Co-signers - How they can safeguard themselves from financial mishaps

By: on 2014-03-04
Ask Good Nelly

Sometimes, parents become co-signers on the student loans without any fault. Parents become responsible for the loans when children die unexpectedly. Lenders call parents every other day for payments. Financially affluent parents can get rid of those disturbing calls by paying off the loans. It is the middle-class parents who suffer emotionally and financially. Every call reminds them of what they have lost. However, they don't get any respite from the calls till the loans are paid off.

Personal finance experts have warned all the people for not becoming a co-signer on any one's loans. In spite of the warnings, people continue to co-sign on the loans. People do this for their children, spouse, relatives, friends, family members, etc. Although, not all the co-signed agreements end in a disaster, but many do in this present economic situation.

If your sibling, friend, relative or any one else has asked to become a co-signer on a loan, then it is better to take some preventive steps from beforehand. This will help you safeguard yourself from financial problems in future.

1. Ask a few relevant questions:

Lenders ask some important questions before lending money to borrowers. Likewise, you can ask the borrower about his current employment status and budget to know if he/she can make the payments easily. Other than that, you can even check his/her credit report to know if he/she is a responsible borrower. The financial health of the borrower will help you understand if it is feasible to co-sign on the loan.

2. Find out what you're getting into:

Check out the terms and conditions of the agreement to know what you're getting into. Find out what will happen if the borrower is unable to pay off the loan. It'll help you understand the importance of making timely payments on the loan. Make a special note of the payment date.

3. Review your estate plan:

Contact your financial planner and review your estate plan before co-sign on a loan. Remember, if the primary account holder is unable to make payments, then the lender may come after your property and assets also. So, analyze your real estate plan and find out if your assets are secured. If not, discuss with your financial planner about the ways to protect your assets from creditors in future. Anything can happen in future. Its better to stay protected rather than losing your asset.

4. Ask for a collateral to seal the deal:

A lender would demand for a collateral if the borrower has made too many financial blunders in the past. You too can ask for extra pair of keys of the borrower's vehicle. If the borrowers default on the loan, then you can at least take the possession of the car and sell it. You can use the sale proceeds to pay off the debt easily.

5. Keep a tab on the progress carefully:

Have a talk with the primary account holder at least once in a few months about the payments. You need to know if the primary account holder is making regular payments to avoid problems in future. However, be very subtle when you ask questions about payments. Don't call the person every other day. This will create a rift between you and the other person.

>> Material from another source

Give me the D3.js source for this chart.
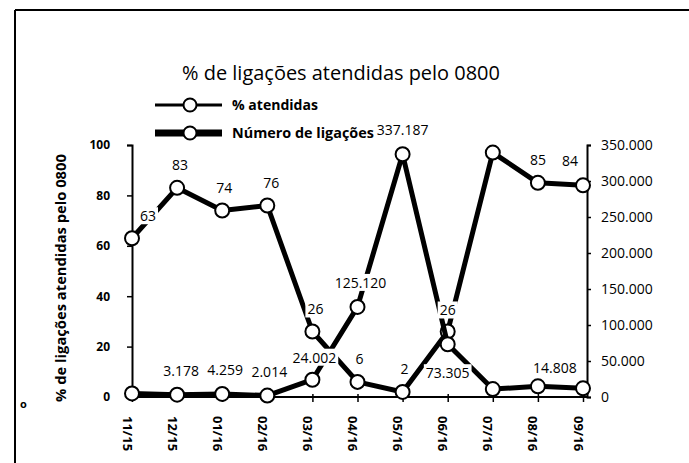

6. Purchase a life insurance policy:

Well, if the debt amount is very huge, then you can purchase a life insurance policy on the primary account holder. Usually, you wouldn't prefer to think about this if you've co-signed on a loan for your loved one. However, unfortunate events do happen in life. Ask your self if you would be able to repay the loan if the primary account holder passes away. Remember, once the primary account holder passes away, you'll be held responsible for the debt. A life insurance policy will safeguard you in such instances.

Co-signing is an important financial decision. So, become a co-signer on a loan only after taking preventive steps. It is completely useless to shout at the lender when your credit score drops because of irregular payments on the loan. As soon as you sign a contract, you become fully responsible for the loan.